Double precision workloads on FAHBench are very compute bound on all three GPUs. Intel’s B580 has the least horrible FP64 to FP32 ratio at 1:16. Strix Halo comes next at 1:32, followed by GB10 at 1:64.

Final Words

Large iGPUs are fascinating, and it’s great to see Nvidia entering the scene. GB10’s GPU has plenty of strengths compared to the one in AMD’s Strix Halo. It uses Nvidia’s latest Blackwell architecture, while Strix Halo makes do with RDNA3.5 instead of AMD’s latest RDNA4. Nvidia also uses TSMC’s 3nm process, while Strix Halo uses 4nm. GB10’s GPU is sized to be a bit larger than Strix Halo’s. Compute benchmarks show GB10’s strength. It beats Strix Halo more often than not. All else being equal, GB10’s iGPU could be a dangerous competitor to Strix Halo and a welcome arrival for PC enthusiasts.
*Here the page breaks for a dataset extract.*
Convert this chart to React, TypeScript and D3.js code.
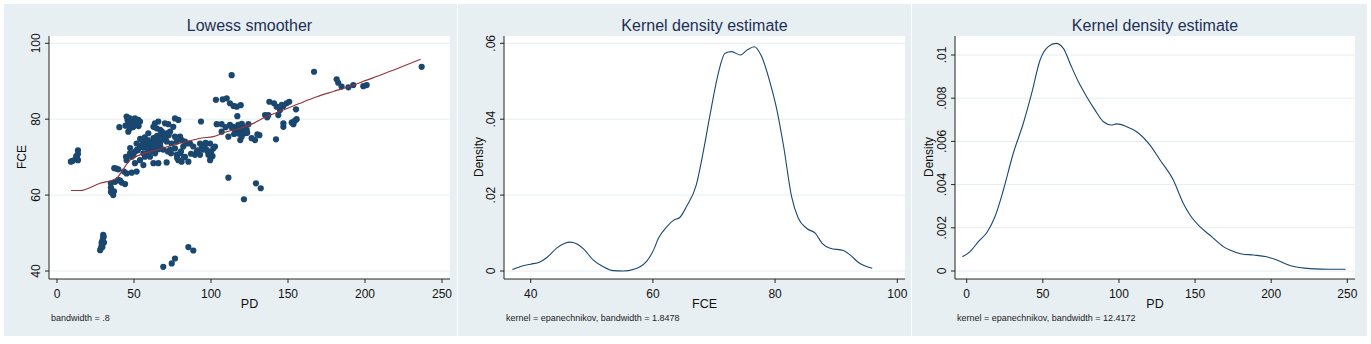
import React from 'react';
import * as d3 from 'd3';

// ---------- DATA ----------
const scatterPD = [
  9, 10, 12, 13, 13.6, 13.6, 13.6, 12.5,
  30, 30, 29.5, 29, 30.5, 29, 28.5, 28, 29.5, 30.3,
  69, 74.5, 76.6, 85.3, 88.5,
  35, 35.5, 36, 36.5, 37, 35,
  37.2, 39.8, 37.7, 39.8, 42, 44.2, 45.2, 43.5, 35, 41, 38.5,
  40.5, 45.2, 46.3, 48.5, 50.6, 52.8, 49.6, 51.7, 47.4, 53.9, 46.3, 45.8, 47, 49, 51, 53, 44.5, 48,
  45.2, 44.8, 48.5, 47.4, 50.6, 51.7, 53.9, 56.1, 58.2, 56.1, 59.3, 60.4, 53.9, 50.6, 51.7, 48.5, 56.1, 57.1,
  59.3, 62.6, 64.7, 66.9, 64.7, 61.5, 62.6, 63.7, 62.6, 65.8, 71.2, 63.6, 65.8, 62.6, 64.7, 70.1, 72.3, 76.6, 78.8,
  75.5, 69, 71.2, 73.4, 66.9, 70.1, 68, 65.8, 71.2, 73.4, 76.6, 77.7, 79.9, 78.8, 80.9, 85.3, 83.1, 82, 84.2,
  86.4, 88.5, 90.7, 89.6, 92.9, 94, 92.9, 96.1, 97.2, 98.3, 99.4, 100.4, 101.5, 102.6, 99.4, 93.5, 79.9, 81, 83.1,
  76.6, 74.3, 77.7, 55, 58, 60, 67, 69, 72, 54, 57,
  52, 54.5, 57.5, 59, 61, 63, 65, 67.5, 60, 62, 64, 66, 68, 58.5, 61.5, 63.5, 49.5, 52.5, 55.5, 47.5,
  87, 91.5, 95, 98, 100, 101, 96.5, 74, 78, 80.5, 82.5, 72.5, 70.5, 67,
  103.2, 107.6, 110.2, 112.3, 114.6, 116.7, 119.3, 113.4, 103.7, 106.9, 106.9, 111.3, 112.3, 114.5, 115.6, 117.7,
  117.1, 119, 119.9, 121, 123.2, 122.1, 124.3, 119, 126.4, 128.6, 130.1, 131.4, 116, 118, 120.5,
  113.5, 118.5, 121.5, 123.5, 115, 120, 109.5,
  111.3, 121.4, 129.2, 132.3,
  135.1, 137.2, 137.9, 140.9, 142.6, 143.7, 144.8, 147, 149.1, 150.8, 147, 147, 142.2, 152.4, 154.5, 155.6, 153.5, 155.2,
  136.5, 146, 153,
  166.9, 181.6, 182.6, 184.8, 189.2, 192.4, 198.9, 201.1, 236.8,
];
const scatterFCE = [
  68.8, 69, 69.5, 70, 71.8, 70.8, 69.2, 70.3,
  49.5, 48.8, 48, 47.5, 47.5, 46.8, 46, 45.5, 46.3, 49,
  41.1, 42, 43.3, 46.3, 45.4,
  62, 61.3, 60.5, 60, 61, 60.8,
  67.1, 66.8, 63.5, 64, 63.3, 62.9, 65.7, 66.2, 63.1, 63.8, 67,
  77.9, 80.7, 78.9, 79.8, 80.2, 79.8, 78, 78.5, 77.6, 79.4, 76.7, 79.8, 80.3, 77.9, 79.2, 78.2, 78.3, 79.1,
  69.2, 70.1, 70.1, 71, 71.4, 73.6, 72.8, 74.1, 72.8, 71, 71.4, 70.1, 69.2, 68.4, 66.2, 65.9, 67.9, 70.1,
  76.3, 75, 74.5, 73.6, 72.8, 72.8, 71.9, 71, 68.4, 68.4, 68.6, 78.9, 79.4, 78, 77.6, 78.9, 78.7, 80.2, 79.8,
  78, 76.3, 76.3, 76.7, 75.8, 75.4, 74.5, 75.4, 74.1, 71.9, 72.3, 70.6, 71, 69.2, 68.8, 68.8, 70.1, 72.8, 73.6,
  73.6, 72.8, 71.4, 70.6, 70.6, 72.3, 73.6, 73.2, 71.9, 70.6, 69.2, 70.1, 72.3, 72.8, 73.6, 79.4, 75.4, 74.5, 74.1,
  75.4, 73.6, 74.1, 73.2, 72.5, 73.5, 73, 72, 71.5, 74.8, 75.2,
  72, 73, 73.8, 74.5, 73.3, 74.8, 75.6, 74.8, 72.2, 73.9, 73, 72.1, 76.8, 70.8, 71.6, 72.2, 70.5, 71.8, 72.6, 72.4,
  70.9, 71.8, 72, 71.5, 71.3, 70.3, 73.8, 71, 69.8, 71.5, 70, 75.8, 74.8, 77.2,
  85.1, 85.2, 85.5, 84.2, 83.5, 83.3, 83.7, 91.6, 78.7, 78.7, 76.7, 75.4, 78.5, 78, 77.2, 78.5,
  80.8, 76.7, 75.4, 78, 77.2, 76.3, 78.7, 74.5, 75, 74.5, 76, 75.8, 77, 76.2, 77.6,
  77.8, 77.5, 77.3, 76.4, 76.1, 78.8, 77.9,
  64.6, 58.9, 63.1, 61.8,
  81.1, 81.1, 84.6, 84.2, 83.3, 81.1, 82.4, 83.5, 84.2, 84.6, 78, 78.9, 74.7, 79.1, 79.6, 80, 78.7, 82.6,
  80.5, 83.8, 79.2,
  92.5, 90.5, 89.6, 88.6, 88.4, 89, 88.7, 89, 93.8,
];

const lowessPD = [9.1, 14.9, 27.9, 38.7, 42, 47.4, 53.9, 64.7, 75.5, 84.2, 93.4, 101.5, 110.2, 118.8, 127.5, 136.1, 147, 157.8, 168.6, 179.4, 190.3, 201.1, 211.9, 222.7, 236.1];
const lowessFCE = [61.2, 61.2, 63.1, 64.4, 66.2, 69.2, 70.6, 71.9, 73.2, 74.1, 75, 75.4, 76.7, 77.6, 78.9, 80.7, 82.4, 84.2, 85.9, 87.3, 88.7, 90.3, 91.9, 93.6, 95.8];

const kdeFceX = [37.0, 38.8, 40, 41.5, 42.6, 44.3, 45.6, 46.4, 47.5, 48.6, 50.3, 51.9, 53.5, 55.2, 56.8, 57.9, 59.0, 60.1, 60.9, 62.3, 63.4, 64.4, 65.5, 67.1, 68.3, 69.4, 70.7, 71.8, 72.9, 74.3, 75.4, 76.6, 77.8, 79.2, 80.3, 81.4, 82.7, 83.8, 85.2, 86.6, 87.7, 89.0, 91.2, 92.3, 93.6, 95.9];
const kdeFceY = [0.0004, 0.0014, 0.0018, 0.0024, 0.0035, 0.0061, 0.0073, 0.0076, 0.0072, 0.0059, 0.0028, 0.0011, 0.0001, 0, 0.0004, 0.0011, 0.0026, 0.0055, 0.0086, 0.0117, 0.0134, 0.0141, 0.0170, 0.0227, 0.0319, 0.0416, 0.0521, 0.0574, 0.0578, 0.0569, 0.0582, 0.0591, 0.0565, 0.0495, 0.0424, 0.0328, 0.0196, 0.0139, 0.0112, 0.0099, 0.0073, 0.0060, 0.0054, 0.0042, 0.0023, 0.0007];

const kdePdX = [-2.8, 2.2, 7.7, 13.6, 18.6, 24.1, 30.6, 37.2, 42.7, 48.2, 53.6, 58.7, 63.5, 67.9, 73.3, 78.8, 84.3, 89.8, 95.2, 98.5, 105.1, 111.6, 120.4, 127.0, 135.7, 142.3, 146.7, 153.2, 160.9, 168.6, 172.9, 180.6, 188.3, 197.0, 203.6, 213.4, 225.5, 238.6, 248.9];
const kdePdY = [0.00066, 0.00090, 0.00136, 0.00182, 0.00252, 0.00375, 0.00545, 0.00684, 0.00823, 0.00977, 0.01039, 0.01054, 0.01031, 0.00961, 0.00877, 0.00807, 0.00745, 0.00691, 0.00676, 0.00681, 0.00668, 0.00645, 0.00583, 0.00514, 0.00421, 0.00313, 0.00259, 0.00205, 0.00159, 0.00113, 0.00097, 0.00079, 0.00074, 0.00066, 0.00051, 0.00023, 0.00011, 0.00008, 0.00008];

const pdTicks = [0, 50, 100, 150, 200, 250];
const fceYTicks = [40, 60, 80, 100];
const fceXTicks = [40, 60, 80, 100];
const dens1Ticks = [0, 0.02, 0.04, 0.06];
const dens1Labels = ['0', '.02', '.04', '.06'];
const dens2Ticks = [0, 0.002, 0.004, 0.006, 0.008, 0.01];
const dens2Labels = ['0', '.002', '.004', '.006', '.008', '.01'];

// ---------- STYLE ----------
const FONT = 'Arial, "Liberation Sans", Helvetica, sans-serif';
const BG = '#e8eff2';
const GRID = '#e6eef1';
const NAVY = '#1a476f';
const MAROON = '#90353b';
const TITLE = '#1e2f55';

type PanelProps = {
  bgX: number; bgW: number;
  left: number; right: number; top: number; bottom: number;
  x: d3.ScaleLinear<number, number>;
  y: d3.ScaleLinear<number, number>;
  xTicks: number[]; xLabels: string[];
  yTicks: number[]; yLabels: string[];
  title: string; xTitle: string; yTitle: string; note: string;
  yTitleOffset: number;
  children?: React.ReactNode;
};

function Panel(p: PanelProps) {
  const cx = (p.left + p.right) / 2;
  return (
    <g>
      <rect x={p.bgX} y={4} width={p.bgW} height={332} fill={BG} />
      <rect x={p.left} y={p.top} width={p.right - p.left} height={p.bottom - p.top} fill="#fff" />
      {p.yTicks.map((t, i) => (
        <line key={'g' + i} x1={p.left} x2={p.right} y1={p.y(t)} y2={p.y(t)} stroke={GRID} strokeWidth={1} />
      ))}
      {p.children}
      <line x1={p.left} x2={p.left} y1={p.top} y2={p.bottom} stroke="#222" strokeWidth={1} />
      <line x1={p.left} x2={p.right} y1={p.bottom} y2={p.bottom} stroke="#222" strokeWidth={1} />
      {p.yTicks.map((t, i) => (
        <g key={'yt' + i}>
          <line x1={p.left - 4} x2={p.left} y1={p.y(t)} y2={p.y(t)} stroke="#222" />
          <text transform={`translate(${p.left - 9.5},${p.y(t)}) rotate(-90)`} textAnchor="middle"
            fontFamily={FONT} fontSize={12} fill="#111">{p.yLabels[i]}</text>
        </g>
      ))}
      {p.xTicks.map((t, i) => (
        <g key={'xt' + i}>
          <line x1={p.x(t)} x2={p.x(t)} y1={p.bottom} y2={p.bottom + 4} stroke="#222" />
          <text x={p.x(t)} y={298} textAnchor="middle" fontFamily={FONT} fontSize={12} fill="#111">{p.xLabels[i]}</text>
        </g>
      ))}
      <text x={cx} y={31} textAnchor="middle" fontFamily={FONT} fontSize={16} fill={TITLE}>{p.title}</text>
      <text x={cx} y={307.5} textAnchor="middle" fontFamily={FONT} fontSize={12.5} fill="#111">{p.xTitle}</text>
      <text transform={`translate(${p.left - p.yTitleOffset},157) rotate(-90)`} textAnchor="middle"
        fontFamily={FONT} fontSize={12} fill="#111">{p.yTitle}</text>
      <text x={p.left + 2} y={321} fontFamily={FONT} fontSize={9} fill="#222">{p.note}</text>
    </g>
  );
}

export default function App() {
  // Panel 1: Lowess
  const x1 = d3.scaleLinear().domain([0, 250]).range([57, 442]);
  const y1 = d3.scaleLinear().domain([40, 100]).range([271, 43.3]);
  // Panel 2: KDE of FCE
  const x2 = d3.scaleLinear().domain([40, 100]).range([530.7, 897.3]);
  const y2 = d3.scaleLinear().domain([0, 0.06]).range([271, 43.3]);
  // Panel 3: KDE of PD
  const x3 = d3.scaleLinear().domain([0, 250]).range([966.7, 1347.3]);
  const y3 = d3.scaleLinear().domain([0, 0.01]).range([271, 55]);

  const lowessLine = d3.line<number>().x((d, i) => x1(lowessPD[i])).y((d, i) => y1(lowessFCE[i])).curve(d3.curveMonotoneX);
  const kde1Line = d3.line<number>().x((d, i) => x2(kdeFceX[i])).y((d, i) => y2(kdeFceY[i])).curve(d3.curveMonotoneX);
  const kde2Line = d3.line<number>().x((d, i) => x3(kdePdX[i])).y((d, i) => y3(kdePdY[i])).curve(d3.curveMonotoneX);

  return (
    <svg width={1371} height={344} style={{ position: 'absolute', left: 0, top: 0, background: '#fff' }}>
      <Panel bgX={4} bgW={453} left={49} right={450} top={36} bottom={279} x={x1} y={y1}
        xTicks={pdTicks} xLabels={pdTicks.map(String)} yTicks={fceYTicks} yLabels={fceYTicks.map(String)}
        title="Lowess smoother" xTitle="PD" yTitle="FCE" note="bandwidth = .8" yTitleOffset={23}>
        {scatterPD.map((v, i) => (
          <circle key={i} cx={x1(v)} cy={y1(scatterFCE[i])} r={3.1} fill={NAVY} />
        ))}
        <path d={lowessLine(lowessPD) || ''} fill="none" stroke={MAROON} strokeWidth={1.1} />
      </Panel>
      <Panel bgX={458} bgW={453} left={504} right={905} top={36} bottom={279} x={x2} y={y2}
        xTicks={fceXTicks} xLabels={fceXTicks.map(String)} yTicks={dens1Ticks} yLabels={dens1Labels}
        title="Kernel density estimate" xTitle="FCE" yTitle="Density" note="kernel = epanechnikov, bandwidth = 1.8478" yTitleOffset={21}>
        <path d={kde1Line(kdeFceX) || ''} fill="none" stroke={NAVY} strokeWidth={1.1} />
      </Panel>
      <Panel bgX={912} bgW={455} left={955} right={1355} top={36} bottom={279} x={x3} y={y3}
        xTicks={pdTicks} xLabels={pdTicks.map(String)} yTicks={dens2Ticks} yLabels={dens2Labels}
        title="Kernel density estimate" xTitle="PD" yTitle="Density" note="kernel = epanechnikov, bandwidth = 12.4172" yTitleOffset={22.5}>
        <path d={kde2Line(kdePdX) || ''} fill="none" stroke={NAVY} strokeWidth={1.1} />
      </Panel>
    </svg>
  );
}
Unfortunately, gaming on GB10 is off to a rough start. iGPU setups are locked into whichever CPU they come with. GB10 uses ARM CPU cores, and quite excellent ones from an ISA-agnostic point of view. However, ISA does matter when software can’t be easily ported. Nearly all PC games target x86-64, are closed source, and lack 64-bit Arm ports. Emulation and binary translation may let some games run, but at a performance cost. For example, Retrotom on Reddit ran Cyberpunk 2077 on GB10 and achieved about 50 FPS at 1080P with medium settings. Similar settings on Strix Halo in Cyberpunk 2077's built-in benchmark give just under 90 FPS. Strix Halo already suffered a CPU performance penalty because of contention at the memory bus and high memory latency compared to desktop discrete GPU setups. Taking another heavy hit to CPU performance is a tough pill to swallow.

Nvidia understandably positions GB10 as a compute solution, aimed at developers who want to test their code without going to a datacenter GPU. Developers can recompile their application to target 64-bit Arm, minimizing compatibility issues. GB10’s strong compute performance, high memory capacity, and iGPU advantages play well into this purpose. In the compute role however, GB10 has a VRAM bandwidth disadvantage compared to discrete peers.
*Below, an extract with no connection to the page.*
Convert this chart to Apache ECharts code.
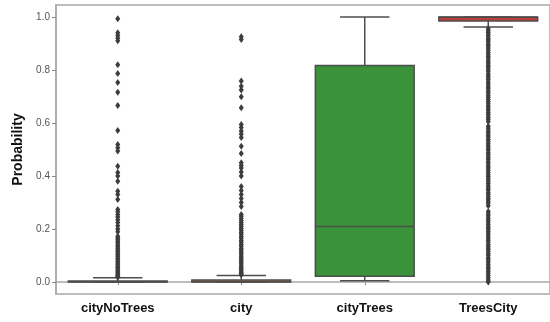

The factors above mean GB10 is an exciting product, but possibly one with a limited audience. Like Strix Halo, GB10’s unified memory and more compact form factor have to face off against iGPU compromises and an extremely high price compared to discrete GPU setups with similar compute throughput. I hope to see both Nvidia and AMD iterate on their large iGPU designs to bring price down and minimize their compromises. There’s a lot of potential for large iGPU designs, and I’m excited to see that segment develop.